Pulling from essences of their childhoods exposed to rock’n’roll, adolescent years spent exploring 90s post-rock, pop, indie, alt-rock, hardcore, queer musicians, even metal, and their own young adulthood filled with small shows in the Bay Area from a plethora of artists and genres, chokecherry’s debut LP, produced by Chris Coady, Christopher Grant, and Zach Tuch, fearlessly pursues creating a snapshot in time, capturing the sonic culture of San Francisco, the political movements overflowing our senses in 2025, the social deterioration of empathy and humanity in the 21st century, and what it means to be human in a time where it feels like there are so few left; “The album isn’t about heartbreak over an individual – some of it is – but it’s from the state of the world. That’s what it is. It’s about heartbreak over the loss of childhood and the imagined future that you might have had when you were young, because that doesn’t exist. It’s actively been taken away from all of us and everything is being stripped before our very eyes, constantly, every single day,” Scarlett explains.

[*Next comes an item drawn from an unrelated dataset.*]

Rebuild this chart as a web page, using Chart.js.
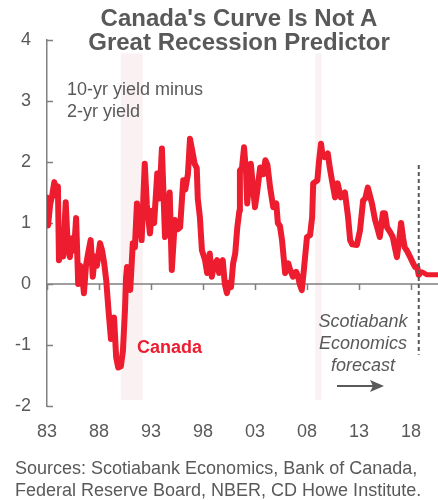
<!DOCTYPE html>
<html>
<head>
<meta charset="utf-8">
<script src="https://cdn.jsdelivr.net/npm/chart.js@4/dist/chart.umd.min.js"></script>
<style>
  body { margin: 0; background: #fff; }
  #wrap { position: relative; width: 438px; height: 500px; font-family: "Liberation Sans", Arial, sans-serif; color: #595959; }
  #title { position: absolute; left: 0; top: 6px; width: 478px; text-align: center; font-weight: bold; font-size: 24px; line-height: 24px; }
  #source { position: absolute; left: 15px; top: 457px; font-size: 18px; line-height: 22px; white-space: nowrap; }
  canvas { position: absolute; left: 0; top: 0; }
</style>
</head>
<body>
<div id="wrap">
  <canvas id="curveChart" width="438" height="500"></canvas>
  <div id="title">Canada's Curve Is Not A<br>Great Recession Predictor</div>
  <div id="source">Sources: Scotiabank Economics, Bank of Canada,<br>Federal Reserve Board, NBER, CD Howe Institute.</div>
</div>
<script>
"use strict";

// 10-yr minus 2-yr yield, Canada (decimal years)
const years = [
  1983.0, 1983.1, 1983.3, 1983.5, 1983.7, 1983.9, 1984.05, 1984.15, 1984.35, 1984.55,
  1984.8, 1985.0, 1985.2, 1985.4, 1985.6, 1985.8, 1986.0, 1986.2, 1986.35, 1986.55,
  1986.75, 1986.95, 1987.2, 1987.4, 1987.6, 1987.8, 1988.1, 1988.3, 1988.5, 1988.7,
  1988.9, 1989.15, 1989.35, 1989.45, 1989.65, 1989.85, 1990.1, 1990.3, 1990.5, 1990.6,
  1990.7, 1990.9, 1991.0, 1991.15, 1991.25, 1991.45, 1991.65, 1991.85, 1992.05, 1992.1,
  1992.4, 1992.6, 1992.9, 1993.1, 1993.3, 1993.6, 1993.8, 1994.05, 1994.35, 1994.55,
  1994.8, 1995.0, 1995.3, 1995.6, 1995.8, 1996.1, 1996.3, 1996.55, 1996.75, 1996.95,
  1997.2, 1997.4, 1997.5, 1997.7, 1997.9, 1998.2, 1998.4, 1998.65, 1998.85, 1999.05,
  1999.35, 1999.55, 1999.75, 1999.9, 2000.1, 2000.3, 2000.5, 2000.7, 2000.9, 2001.1,
  2001.3, 2001.5, 2001.55, 2001.75, 2001.95, 2002.15, 2002.25, 2002.45, 2002.6, 2002.8,
  2003.0, 2003.2, 2003.5, 2003.8, 2004.0, 2004.2, 2004.45, 2004.75, 2005.05, 2005.2,
  2005.4, 2005.6, 2005.9, 2006.2, 2006.35, 2006.65, 2006.95, 2007.15, 2007.3, 2007.5,
  2007.7, 2008.0, 2008.3, 2008.5, 2008.6, 2009.0, 2009.15, 2009.35, 2009.5, 2009.7,
  2010.0, 2010.2, 2010.4, 2010.7, 2010.95, 2011.25, 2011.65, 2011.95, 2012.15, 2012.35,
  2012.8, 2013.1, 2013.4, 2013.6, 2013.85, 2014.25, 2014.55, 2014.75, 2015.0, 2015.3,
  2015.5, 2015.7, 2016.0, 2016.25, 2016.45, 2016.65, 2016.85, 2017.05, 2017.25, 2017.4,
  2017.6, 2017.9, 2018.2, 2018.4, 2018.6, 2018.75
];
const spread = [
  1.42, 0.96, 1.30, 1.45, 1.67, 1.45, 1.60, 0.39, 0.70, 0.45,
  1.34, 0.60, 0.44, 0.75, 0.55, 1.08, 0.00, 0.30, 0.20, -0.15,
  0.30, 0.50, 0.72, 0.12, 0.45, 0.30, 0.67, 0.55, 0.34, 0.05,
  -0.40, -0.90, -0.60, -0.55, -1.20, -1.37, -1.35, -1.10, -0.42, 0.10,
  0.28, 0.10, -0.10, 0.35, 0.67, 0.60, 1.32, 0.80, 1.00, 0.72,
  1.97, 1.30, 0.83, 1.20, 1.00, 1.81, 1.40, 2.22, 0.77, 1.10,
  1.50, 0.23, 1.05, 0.90, 0.93, 1.70, 1.55, 1.80, 2.38, 2.20,
  1.97, 1.90, 1.40, 1.10, 0.55, 0.39, 0.18, 0.50, 0.12, 0.30,
  0.39, 0.18, 0.35, 0.39, 0.00, -0.15, 0.02, -0.05, 0.34, 0.50,
  0.93, 1.20, 1.86, 1.90, 2.24, 1.80, 1.32, 1.70, 1.97, 1.60,
  1.26, 1.50, 1.91, 1.80, 2.03, 1.95, 1.59, 1.26, 1.32, 1.00,
  0.95, 0.72, 0.18, 0.34, 0.25, 0.12, 0.20, 0.12, 0.00, -0.10,
  0.23, 0.77, 0.80, 1.10, 1.65, 1.70, 2.00, 2.30, 2.10, 2.08,
  2.14, 1.90, 1.70, 1.42, 1.65, 1.42, 1.50, 1.10, 0.72, 0.65,
  0.64, 0.88, 1.37, 1.40, 1.58, 1.32, 1.05, 0.93, 0.77, 1.16,
  1.16, 0.93, 0.85, 0.77, 0.60, 0.44, 0.70, 1.00, 0.75, 0.60,
  0.55, 0.45, 0.34, 0.28, 0.28, 0.15
];

// Scotiabank forecast
const forecastYears = [2018.75, 2019.05, 2019.25, 2019.55, 2020.6];
const forecastSpread = [0.15, 0.20, 0.18, 0.15, 0.15];

// recessions (shaded)
const recessionStart = [1990.1, 2008.8];
const recessionEnd = [1992.2, 2009.4];

const tickYears = [1983, 1988, 1993, 1998, 2003, 2008, 2013, 2018];
const tickLabels = ["83", "88", "93", "98", "03", "08", "13", "18"];
const forecastStart = 2018.75;

const GREY = "#595959";
const AXIS = "#808080";
const RED = "#ed1c2e";
const FONT = '"Liberation Sans", Arial, sans-serif';

const overlay = {
  id: "overlay",
  beforeDatasetsDraw(chart) {
    const ctx = chart.ctx;
    const x = chart.scales.x;
    const y = chart.scales.y;
    const area = chart.chartArea;
    ctx.save();
    // recession bands
    ctx.fillStyle = "#faf2f2";
    recessionStart.forEach((s, i) => {
      const x0 = x.getPixelForValue(s);
      const x1 = x.getPixelForValue(recessionEnd[i]);
      const top = y.getPixelForValue(3.78);
      const bot = y.getPixelForValue(-1.9);
      ctx.fillRect(x0, top, x1 - x0, bot - top);
    });
    // zero line
    const y0 = y.getPixelForValue(0);
    ctx.strokeStyle = AXIS;
    ctx.lineWidth = 1.5;
    ctx.beginPath();
    ctx.moveTo(area.left, y0);
    ctx.lineTo(area.right, y0);
    // x tick marks hang below zero line
    tickYears.forEach((t) => {
      const px = Math.round(x.getPixelForValue(t)) + 0.5;
      ctx.moveTo(px, y0);
      ctx.lineTo(px, y0 + 6);
    });
    // y tick marks point inward
    for (let v = -2; v <= 4; v++) {
      const py = Math.round(y.getPixelForValue(v)) + 0.5;
      ctx.moveTo(area.left, py);
      ctx.lineTo(area.left + 6, py);
    }
    ctx.stroke();
    ctx.restore();
  },
  afterDatasetsDraw(chart) {
    const ctx = chart.ctx;
    const x = chart.scales.x;
    const y = chart.scales.y;
    ctx.save();
    // forecast divider
    const fx = x.getPixelForValue(forecastStart);
    ctx.strokeStyle = GREY;
    ctx.lineWidth = 2;
    ctx.setLineDash([4, 3]);
    ctx.beginPath();
    ctx.moveTo(fx, y.getPixelForValue(1.95));
    ctx.lineTo(fx, y.getPixelForValue(-1.16));
    ctx.stroke();
    ctx.setLineDash([]);

    ctx.textBaseline = "middle";
    ctx.fillStyle = GREY;
    ctx.font = "18px " + FONT;
    ctx.textAlign = "left";
    ctx.fillText("10-yr yield minus", 67, 90);
    ctx.fillText("2-yr yield", 67, 112);

    ctx.fillStyle = RED;
    ctx.font = "bold 18px " + FONT;
    ctx.fillText("Canada", 137, 348);

    ctx.fillStyle = GREY;
    ctx.font = "italic 18px " + FONT;
    ctx.textAlign = "center";
    ctx.fillText("Scotiabank", 363, 322);
    ctx.fillText("Economics", 363, 344);
    ctx.fillText("forecast", 363, 366);

    // arrow
    ctx.strokeStyle = GREY;
    ctx.lineWidth = 2;
    ctx.beginPath();
    ctx.moveTo(337, 386);
    ctx.lineTo(376, 386);
    ctx.stroke();
    ctx.fillStyle = GREY;
    ctx.beginPath();
    ctx.moveTo(384, 386);
    ctx.lineTo(370, 380);
    ctx.lineTo(373, 386);
    ctx.lineTo(370, 392);
    ctx.closePath();
    ctx.fill();
    ctx.restore();
  },
};

const context = document.querySelector("#curveChart").getContext("2d");
new Chart(context, {
  type: "line",
  data: {
    datasets: [
      {
        data: years.map((v, i) => ({ x: v, y: spread[i] })),
        borderColor: RED,
        borderWidth: 6,
        borderJoinStyle: "round",
        borderCapStyle: "round",
        pointRadius: 0,
        tension: 0,
      },
      {
        data: forecastYears.map((v, i) => ({ x: v, y: forecastSpread[i] })),
        borderColor: RED,
        borderWidth: 5,
        borderJoinStyle: "round",
        pointRadius: 0,
        tension: 0,
      },
    ],
  },
  options: {
    responsive: false,
    animation: false,
    layout: { padding: { top: 40, left: 0, right: 0, bottom: 0 } },
    plugins: {
      legend: { display: false },
      tooltip: { enabled: false },
    },
    scales: {
      x: {
        type: "linear",
        min: 1983,
        max: 2020.6,
        grid: { display: false },
        border: { display: false },
        afterBuildTicks: (axis) => {
          axis.ticks = tickYears.map((v) => ({ value: v }));
        },
        afterFit: (scale) => {
          scale.height = 94;
        },
        ticks: {
          autoSkip: false,
          maxRotation: 0,
          padding: 7,
          color: GREY,
          font: { family: FONT, size: 18 },
          callback: function (value) {
            const i = tickYears.indexOf(value);
            return i >= 0 ? tickLabels[i] : "";
          },
        },
      },
      y: {
        min: -2,
        max: 4,
        grid: { display: false },
        border: { display: true, color: AXIS, width: 1.5 },
        afterFit: (scale) => {
          scale.width = 47;
        },
        ticks: {
          stepSize: 1,
          padding: 8,
          color: GREY,
          font: { family: FONT, size: 18 },
        },
      },
    },
  },
  plugins: [overlay],
});
</script>
</body>
</html>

Within ten tracks, chokecherry pieces together the very essence of what it means to be a sentient being in this cruel world, with tracks like “Porcelain Warrior” that may be soft in appearance but rough at their core, a reflection of despite things being far from what they imagined as young kids, finding joy is essential, even if it’s found dancing amongst the flames humanity has so eagerly created in the race to develop AI, a replacement for the human mind. “February” is about “sticking it to the man,” Izzie states bluntly, with Scarlett adding, “a lot of the energies and themes of the song” about not being ‘too emotional’ and wishing it was possible to start it all over. “Secrets” offers more duality of the inside and outside when dissecting the reality of change, and the pain that comes with it, both interpersonally and externally, “I think getting older, we’re put through these trials and they ask so much of us and we really have to choose what to let go or who to let go and what places to let go,” Izzie explains, “On a grander scale, what’s happening with our world and our country, we’re being asked what parts of our comforts should we be sacrificing for the greater good of our community.” “Major Threat,” “Goldmine,” and “You Love It When” balance part of the record’s theme of looking outwards and Scarlett and Izzie’s reactions to the world happening around them as the three songs submerge themselves into the duo’s personal worlds, as they faced instability in both personal and romantic relationships that leads to a feeling of unease, unrest, scorn, even heartbreak. “Pretty Things” battles a different kind of heartache however, as the two write about the nostalgia of childhood, wondering why we no longer feel the way we did as kids. “Ripe Fruit Rots And Falls” follows a similar tone, featuring the powers of Ben Newman from DIIV on drums, and his bandmate Zachary Cole Smith on guitar, Scarlett highlighting the song as one that is “very emblematic of a lot of what this band is,” focusing on the processing of grief in all of its forms.
Ripe Fruit Rots And Falls is a dichotomy in its entirety; introspective and panoramic, tender and intense, personal and social, post-rock and shoegaze, but so is the duality of man. The duo’s debut, chokecherry encompasses all that is severely lacking – empathetic humanity.